The trend of the SMU steel buyer’s sentiment index continued to be positive and reached an all-time high in the second half of May. The trend of service center surplus changed from positive in April to negative in May. This was because the apparent deficit declined from 352,000 tons to 251,000 tons. We regard a deficit as a positive because it points to lean inventories and higher future prices. However, by this logic bigger is better and the deficit declined therefore the trend was negative.

In the long product steel sector in May five of seven indicators were trending in the right direction which was an increase of one from the April result. Shipments at both the mill and service center levels changed from declining to increasing, both on a three month moving average basis year over year. The price of Chicago shredded, which had declined in March, recovered by $10 in April and then declined by a further $15 in May. We consider a declining scrap price as negative as it suggests a weakening global and domestic market.

Of the six flat rolled steel indicators there was a decline of one in the positively trending indicators resulting in a balance of three positive and three negative. In April the price of iron ore increased by $5.50 but in May declined by $17.50 breaking through the $100 level. Capacity utilization increased from 80.5 in February to 82.4 in March, but shipments on a year over year basis declined. Both are three month moving averages. March is the latest mill shipment data available from the AISI. Net imports of sheet products on a 3MMA basis continued to increase in March, up 11.9 percent from February. Service center shipments and inventories continued to trend in a positive direction through April. Service center tons / day shipments have now trended positive for nine straight months.

Construction trends in the last month improved from four of six positive in the April data to six of six positive in May. Nonresidential and residential construction starts both returned to a positive trend in the results published in May which was for April starts. We hoped that the decline in our report last month was weather related and it looks now as though that was probably the case.

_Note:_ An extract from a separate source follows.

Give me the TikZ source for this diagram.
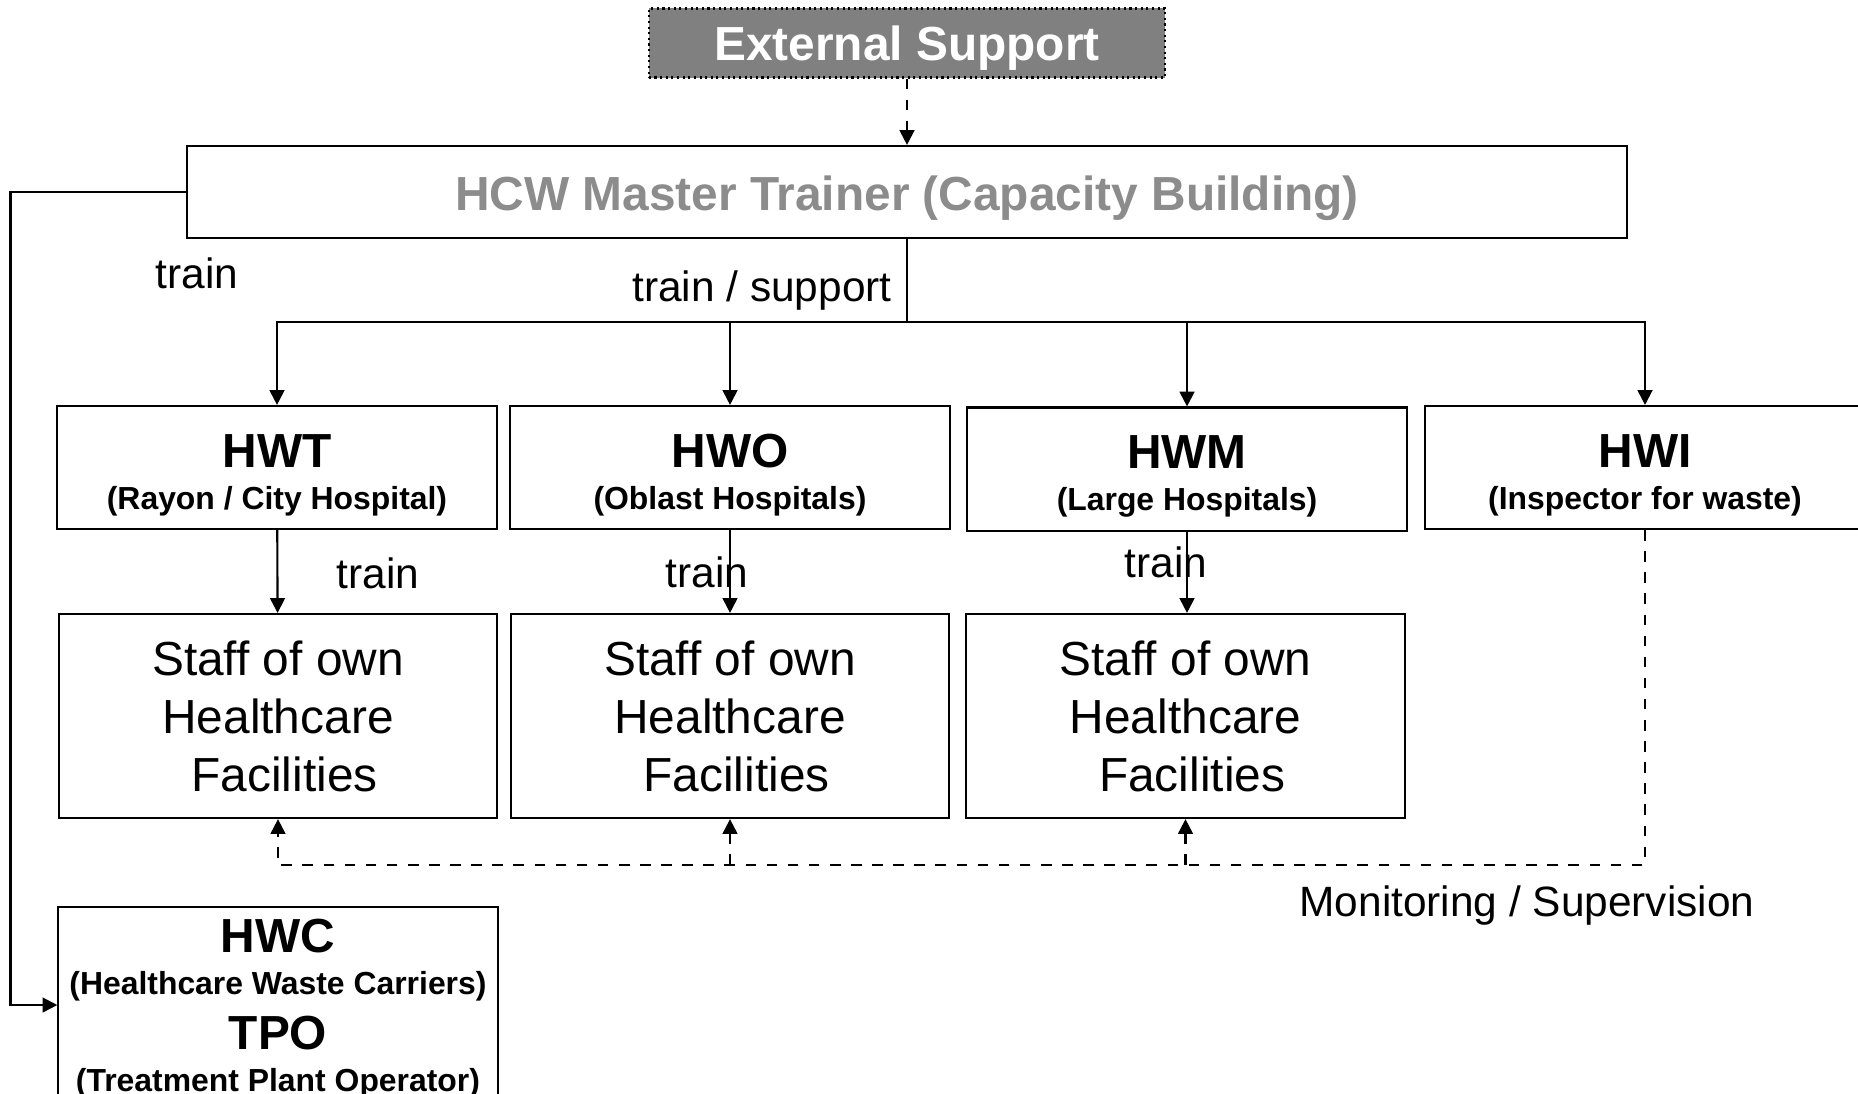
\documentclass[tikz,border=0pt]{standalone}
\usepackage{fontspec}
\setmainfont{Liberation Sans}
\usetikzlibrary{arrows.meta}
\definecolor{extgray}{gray}{0.5}
\definecolor{mastergray}{gray}{0.55}
\newcommand{\subtxt}[1]{{\fontsize{9.07}{12}\selectfont #1}}
\begin{document}
\begin{tikzpicture}[x=0.01cm, y=-0.01cm, line width=0.6pt, >={Triangle[length=4.2pt,width=4.2pt]}]
            \tikzstyle{extbox}=[draw, densely dotted, fill=extgray, text=white, inner sep=0pt, minimum width=5.16cm, minimum height=0.69cm, text height=12.8pt, font=\fontsize{13.6}{16}\selectfont\bfseries]
            \tikzstyle{masterbox}=[draw, text=mastergray, inner sep=0pt, minimum width=14.4cm, minimum height=0.92cm, text height=13.3pt, font=\fontsize{13.6}{16}\selectfont\bfseries]
            \tikzstyle{unitbox}=[draw, align=center, inner sep=0pt, minimum width=4.39cm, minimum height=1.23cm, text height=25.6pt, font=\fontsize{13.6}{12}\selectfont\bfseries]
            \tikzstyle{staffbox}=[draw, align=center, inner sep=0pt, minimum width=4.38cm, minimum height=2.04cm, font=\fontsize{13.6}{16.5}\selectfont]
            \tikzstyle{lbl}=[anchor=base, inner sep=0pt, font=\fontsize{12.06}{14}\selectfont]
            \useasboundingbox (0,0) rectangle (1858,1093);
            \node[extbox] (ext) at (907,43) {External Support};
            \node[masterbox] (master) at (907,192) {HCW Master Trainer (Capacity Building)};
            \node[unitbox] (hwt) at (277,467.5) {HWT\\\subtxt{(Rayon / City Hospital)}};
            \node[unitbox] (hwo) at (730,467.5) {HWO\\\subtxt{(Oblast Hospitals)}};
            \node[unitbox] (hwm) at (1187,469) {HWM\\\subtxt{(Large Hospitals)}};
            \node[unitbox] (hwi) at (1645,467.5) {HWI\\\subtxt{(Inspector for waste)}};
            \node[staffbox] (sthwt) at (278,716) {Staff of own\\Healthcare\\\hspace*{0.278em}Facilities};
            \node[staffbox] (sthwo) at (730,716) {Staff of own\\Healthcare\\\hspace*{0.278em}Facilities};
            \node[staffbox] (sthwm) at (1185.5,716) {Staff of own\\Healthcare\\\hspace*{0.278em}Facilities};
            \node[unitbox, minimum height=1.96cm, text height=51.2pt] (hwc) at (278,1005) {HWC\\\subtxt{(Healthcare Waste Carriers)}\\[3.6pt]TPO\\\subtxt{(Treatment Plant Operator)}};
            \node[lbl] (trainhwc) at (197,288) {train};
            \node[lbl] (trainsup) at (762,301) {train / support};
            \node[lbl] (trainhwt) at (378,588) {train};
            \node[lbl] (trainhwo) at (707,587) {train};
            \node[lbl] (trainhwm) at (1166,577) {train};
            \node[lbl] (monsup) at (1527,916) {Monitoring / Supervision};
            \coordinate (fork) at (907,322);
            \coordinate (mon) at (1645,865);
            \path [->, dashed] (ext) edge[] (master);
            \draw [->] (master.west) -- ++(-175,0) |- (hwc.west);
            \draw (master.south) -- (fork);
            \draw [->] (fork) -| (hwt.north);
            \draw [->] (fork) -| (hwo.north);
            \draw [->] (fork) -| (hwm.north);
            \draw [->] (fork) -| (hwi.north);
            \path [->] (hwt) edge[] (sthwt);
            \path [->] (hwo) edge[] (sthwo);
            \draw [->] (hwm.south) -- (hwm.south |- sthwm.north);
            % monitoring runs back from the inspector
            \draw [->, dashed] (hwi.south) -- (mon) -| (sthwt.south);
            \draw [->, dashed] (sthwo.south |- mon) -- (sthwo.south);
            \draw [->, dashed] (sthwm.south |- mon) -- (sthwm.south);
        \end{tikzpicture}
\end{document}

In the manufacturing sector all indicators trended positive in the May data which was an improvement of one as the ISM manufacturing index returned to positive growth.

The key indicators analysis confirms our experience that the present situation of the long products market driven by construction is in the doldrums but that the flat rolled market is much healthier. However trends in long products in the May data were better than for flat rolled. SMU has several benchmark analyses that show steel demand to be below the historical norm for this stage of a recovery. This is because the recession in non residential and housing construction was so extreme that it will be years before the 2007 levels are regained. In addition, government funded infrastructure work is still depressed.

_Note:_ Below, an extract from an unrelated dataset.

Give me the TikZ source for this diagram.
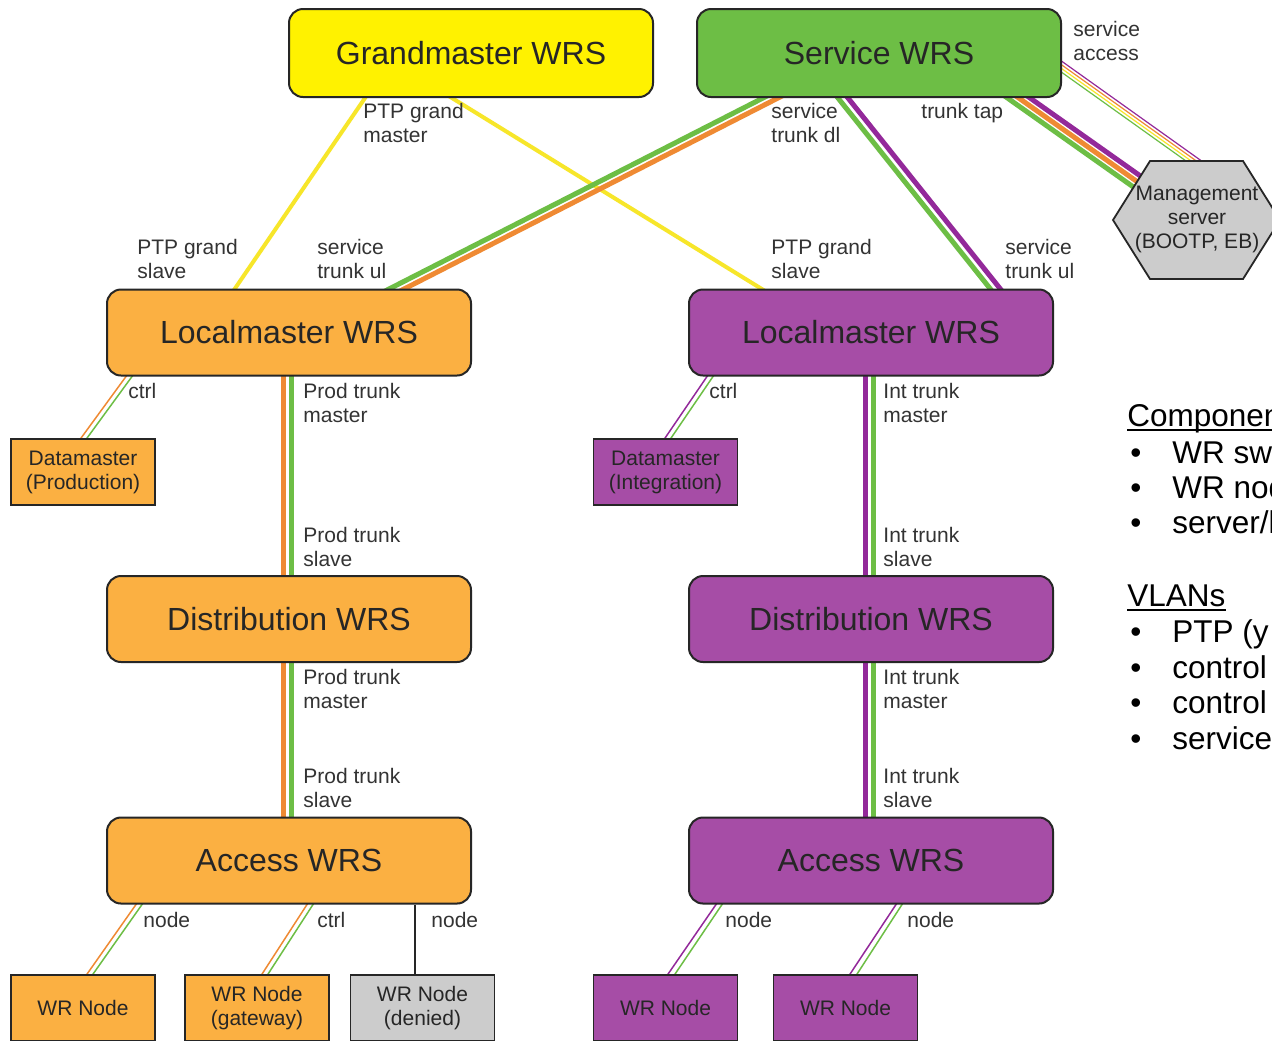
\documentclass[tikz,border=0pt]{standalone}
\usepackage{fontspec}
\setmainfont{Liberation Sans}
\usetikzlibrary{calc,backgrounds}

\definecolor{gmyellow}{HTML}{FFF200}
\definecolor{ptpyellow}{HTML}{F7E62A}
\definecolor{svcgreen}{HTML}{6DBE45}
\definecolor{prodorange}{HTML}{FBB042}
\definecolor{trunkorange}{HTML}{EF8A33}
\definecolor{intpurple}{HTML}{A64DA6}
\definecolor{trunkpurple}{HTML}{93299A}
\definecolor{srvgray}{HTML}{CCCCCC}

\tikzset{
  wrs/.style={draw=black!85, line width=1pt, rounded corners=7pt, minimum width=182pt,
    minimum height=43pt, inner sep=0pt, text=black!85, font=\fontsize{16}{19}\selectfont},
  dev/.style={draw=black!85, line width=0.9pt, minimum width=72pt, minimum height=33pt,
    inner sep=0pt, align=center, text=black!85, font=\fontsize{10.5}{12}\selectfont},
  lbl/.style={anchor=north west, inner sep=0pt, align=left, text=black!80,
    font=\fontsize{10.5}{12}\selectfont},
  leg/.style={anchor=base west, inner sep=0pt, text=black, font=\fontsize{15.75}{19}\selectfont},
  link/.style={shorten <=-3pt, shorten >=-3pt},
  ptp/.style={link, ptpyellow, line width=2pt},
  trunk/.style={link, line width=2.5pt},
  ctrl/.style={link, line width=0.75pt},
  tap/.style={line width=0.6pt},
}

\begin{document}
\begin{tikzpicture}[x=0.5pt, y=-0.5pt]
  \useasboundingbox (0,0) rectangle (1272,1040);
  \clip (0,0) rectangle (1272,1040);

  % switches
  \node[wrs, fill=gmyellow, minimum height=44pt] (gm) at (471,53) {Grandmaster WRS};
  \node[wrs, fill=svcgreen, minimum height=44pt] (svc) at (879,53) {Service WRS};
  \node[wrs, fill=prodorange] (lml) at (289,332.5) {Localmaster WRS};
  \node[wrs, fill=intpurple] (lmr) at (871,332.5) {Localmaster WRS};
  \node[wrs, fill=prodorange] (dsl) at (289,619) {Distribution WRS};
  \node[wrs, fill=intpurple] (dsr) at (871,619) {Distribution WRS};
  \node[wrs, fill=prodorange] (acl) at (289,860.5) {Access WRS};
  \node[wrs, fill=intpurple] (acr) at (871,860.5) {Access WRS};

  % nodes
  \node[dev, fill=prodorange] (dml) at (83,472) {Datamaster\\(Production)};
  \node[dev, fill=intpurple] (dmr) at (665.5,472) {Datamaster\\(Integration)};
  \node[dev, fill=prodorange] (wn1) at (83,1008) {WR Node};
  \node[dev, fill=prodorange] (wn2) at (257,1008) {WR Node\\(gateway)};
  \node[dev, fill=srvgray] (wn3) at (422.5,1008) {WR Node\\(denied)};
  \node[dev, fill=intpurple] (wn4) at (665.5,1008) {WR Node};
  \node[dev, fill=intpurple] (wn5) at (845.5,1008) {WR Node};
  \coordinate (dn) at ($(wn3.north)+(-7.5,0)$);

  % management server
  \node[inner sep=0pt, align=center, text=black!85, font=\fontsize{10.5}{12}\selectfont]
    (mgmt) at (1197,219) {Management\\server\\(BOOTP, EB)};

  \begin{pgfonlayer}{background}
    \fill[white] (0,0) rectangle (1272,1040);
    % PTP
    \draw[ptp] ($(gm.south)+(-106,0)$) -- ($(lml.north)+(-54,0)$);
    \draw[ptp] ($(gm.south)+(-19,0)$) -- ($(lmr.north)+(-110,0)$);
    % service trunks
    \draw[trunk, svcgreen] ($(svc.south)+(-116,0)$) -- ($(lml.north)+(101,0)$);
    \draw[trunk, trunkorange] ($(svc.south)+(-101,0)$) -- ($(lml.north)+(116,0)$);
    \draw[trunk, svcgreen] ($(svc.south)+(-41,0)$) -- ($(lmr.north)+(119,0)$);
    \draw[trunk, trunkpurple] ($(svc.south)+(-31,0)$) -- ($(lmr.north)+(129,0)$);
    % trunk tap
    \draw[trunk, svcgreen] ($(svc.south)+(123.2,-3.7)$) -- ($(mgmt)+(-32.8,-10.2)$);
    \draw[trunk, trunkorange] ($(svc.south)+(127,-9)$) -- ($(mgmt)+(-29,-15.5)$);
    \draw[trunk, trunkpurple] ($(svc.south)+(130.8,-14.3)$) -- ($(mgmt)+(-25.2,-20.8)$);
    % service access
    \draw[tap, trunkpurple] ($(svc.center)+(178.6,5.3)$) -- ($(mgmt)+(10.6,-53.7)$);
    \draw[tap, trunkorange] ($(svc.center)+(176.9,7.8)$) -- ($(mgmt)+(8.9,-51.2)$);
    \draw[tap, ptpyellow] ($(svc.center)+(175.1,10.2)$) -- ($(mgmt)+(7.1,-48.8)$);
    \draw[tap, svcgreen] ($(svc.center)+(173.4,12.7)$) -- ($(mgmt)+(5.4,-46.3)$);
    % prod / int trunks
    \draw[trunk, trunkorange] ($(lml.south)+(-6,0)$) -- ($(dsl.north)+(-6,0)$);
    \draw[trunk, svcgreen] ($(lml.south)+(2,0)$) -- ($(dsl.north)+(2,0)$);
    \draw[trunk, trunkorange] ($(dsl.south)+(-6,0)$) -- ($(acl.north)+(-6,0)$);
    \draw[trunk, svcgreen] ($(dsl.south)+(2,0)$) -- ($(acl.north)+(2,0)$);
    \draw[trunk, trunkpurple] ($(lmr.south)+(-6,0)$) -- ($(dsr.north)+(-6,0)$);
    \draw[trunk, svcgreen] ($(lmr.south)+(2,0)$) -- ($(dsr.north)+(2,0)$);
    \draw[trunk, trunkpurple] ($(dsr.south)+(-6,0)$) -- ($(acr.north)+(-6,0)$);
    \draw[trunk, svcgreen] ($(dsr.south)+(2,0)$) -- ($(acr.north)+(2,0)$);
    % ctrl and node links
    \draw[ctrl, trunkorange] ($(lml.south west)+(20,0)$) -- ($(dml.north)+(-2,0)$);
    \draw[ctrl, svcgreen] ($(lml.south west)+(26,0)$) -- ($(dml.north)+(4,0)$);
    \draw[ctrl, trunkpurple] ($(lmr.south west)+(19,0)$) -- ($(dmr.north)+(-0.5,0)$);
    \draw[ctrl, svcgreen] ($(lmr.south west)+(25,0)$) -- ($(dmr.north)+(5.5,0)$);
    \draw[ctrl, trunkorange] ($(acl.south west)+(30,0)$) -- ($(wn1.north)+(4,0)$);
    \draw[ctrl, svcgreen] ($(acl.south west)+(36,0)$) -- ($(wn1.north)+(10,0)$);
    \draw[ctrl, trunkorange] ($(acl.south west)+(201,0)$) -- ($(wn2.north)+(5,0)$);
    \draw[ctrl, svcgreen] ($(acl.south west)+(207,0)$) -- ($(wn2.north)+(11,0)$);
    \draw[line width=0.8pt, black!85] (dn |- acl.south) -- (dn);
    \draw[ctrl, trunkpurple] ($(acr.south west)+(28,0)$) -- ($(wn4.north)+(2.5,0)$);
    \draw[ctrl, svcgreen] ($(acr.south west)+(34,0)$) -- ($(wn4.north)+(9.5,0)$);
    \draw[ctrl, trunkpurple] ($(acr.south west)+(208,0)$) -- ($(wn5.north)+(4.5,0)$);
    \draw[ctrl, svcgreen] ($(acr.south west)+(214,0)$) -- ($(wn5.north)+(11.5,0)$);
    % hexagon of the management server
    \draw[draw=black!85, line width=0.9pt, fill=srvgray] ($(mgmt)+(-84,1)$) -- ($(mgmt)+(-47,-58)$)
      -- ($(mgmt)+(46,-58)$) -- ($(mgmt)+(83,1)$) -- ($(mgmt)+(46,60)$) -- ($(mgmt)+(-47,60)$) -- cycle;
  \end{pgfonlayer}

  % port labels
  \node[lbl] (tgm) at (363,103) {PTP grand\\master};
  \node[lbl] (tsdl) at (771,103) {service\\trunk dl};
  \node[lbl] (ttap) at (921,103) {trunk tap};
  \node[lbl] (tacc) at (1073,21) {service\\access};
  \node[lbl] (tgsl) at (137,239) {PTP grand\\slave};
  \node[lbl] (tsul) at (317,239) {service\\trunk ul};
  \node[lbl] (tgsr) at (771,239) {PTP grand\\slave};
  \node[lbl] (tsur) at (1005,239) {service\\trunk ul};
  \node[lbl] (tcl) at (128,383) {ctrl};
  \node[lbl] (tcr) at (709,383) {ctrl};
  \node[lbl] (tpm1) at (303,383) {Prod trunk\\master};
  \node[lbl] (tim1) at (883,383) {Int trunk\\master};
  \node[lbl] (tps1) at (303,527) {Prod trunk\\slave};
  \node[lbl] (tis1) at (883,527) {Int trunk\\slave};
  \node[lbl] (tpm2) at (303,669) {Prod trunk\\master};
  \node[lbl] (tim2) at (883,669) {Int trunk\\master};
  \node[lbl] (tps2) at (303,768) {Prod trunk\\slave};
  \node[lbl] (tis2) at (883,768) {Int trunk\\slave};
  \node[lbl] (tn1) at (143,912) {node};
  \node[lbl] (tc3) at (317,912) {ctrl};
  \node[lbl] (tn2) at (431,912) {node};
  \node[lbl] (tn3) at (725,912) {node};
  \node[lbl] (tn4) at (907,912) {node};

  % legend
  \node[leg] (lgc) at (1127,426) {Componen};
  \draw[line width=0.8pt] ($(lgc.base west)+(0,4)$) -- ($(lgc.base east)+(0,4)$);
  \node[leg] (lg1) at (1127,463) {\makebox[22.5pt][l]{\hspace{1.5pt}\textbullet}WR sw};
  \node[leg] (lg2) at (1127,498) {\makebox[22.5pt][l]{\hspace{1.5pt}\textbullet}WR nod};
  \node[leg] (lg3) at (1127,533) {\makebox[22.5pt][l]{\hspace{1.5pt}\textbullet}server/l};
  \node[leg] (lgv) at (1127,606) {VLANs};
  \draw[line width=0.8pt] ($(lgv.base west)+(0,4)$) -- ($(lgv.base east)+(0,4)$);
  \node[leg] (lg4) at (1127,642) {\makebox[22.5pt][l]{\hspace{1.5pt}\textbullet}PTP (y};
  \node[leg] (lg5) at (1127,678) {\makebox[22.5pt][l]{\hspace{1.5pt}\textbullet}control};
  \node[leg] (lg6) at (1127,713) {\makebox[22.5pt][l]{\hspace{1.5pt}\textbullet}control};
  \node[leg] (lg7) at (1127,749) {\makebox[22.5pt][l]{\hspace{1.5pt}\textbullet}service};
\end{tikzpicture}
\end{document}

We believe a continued examination of both the present situation and direction will be a valuable tool for corporate business planning.

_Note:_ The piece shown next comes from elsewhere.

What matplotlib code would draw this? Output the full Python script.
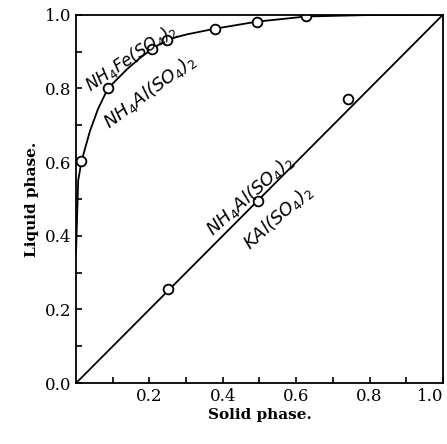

Explanation: The key indicators chart is designed to give a snapshot of the steel market on a specific date. The chart is stacked vertically to separate the primary indicators of the general economy, of proprietary Steel Market Update indices, of both flat rolled and long product market indicators and finally of construction and manufacturing indicators. The indicators are classified as leading, coincident or lagging as indicated.

Columns in the chart are designed to differentiate between the current situation and the direction in which the market is headed. The present situation is sub-divided into, below the historical norm (-), (OK), and above the historical norm (+). The “Values” section of the chart is a quantitative definition of the market’s direction. In cases where seasonality is an issue, the evaluation of market direction is made on a three month moving average basis and compared year over year to eliminate this effect. Where seasonality is not an issue concurrent periods are compared. The date of the latest data is identified in the third values column. Values will always be current as of the date of publication. Finally the far right column quantifies the trend as a percentage or numerical change with color code classification to indicate positive or negative direction.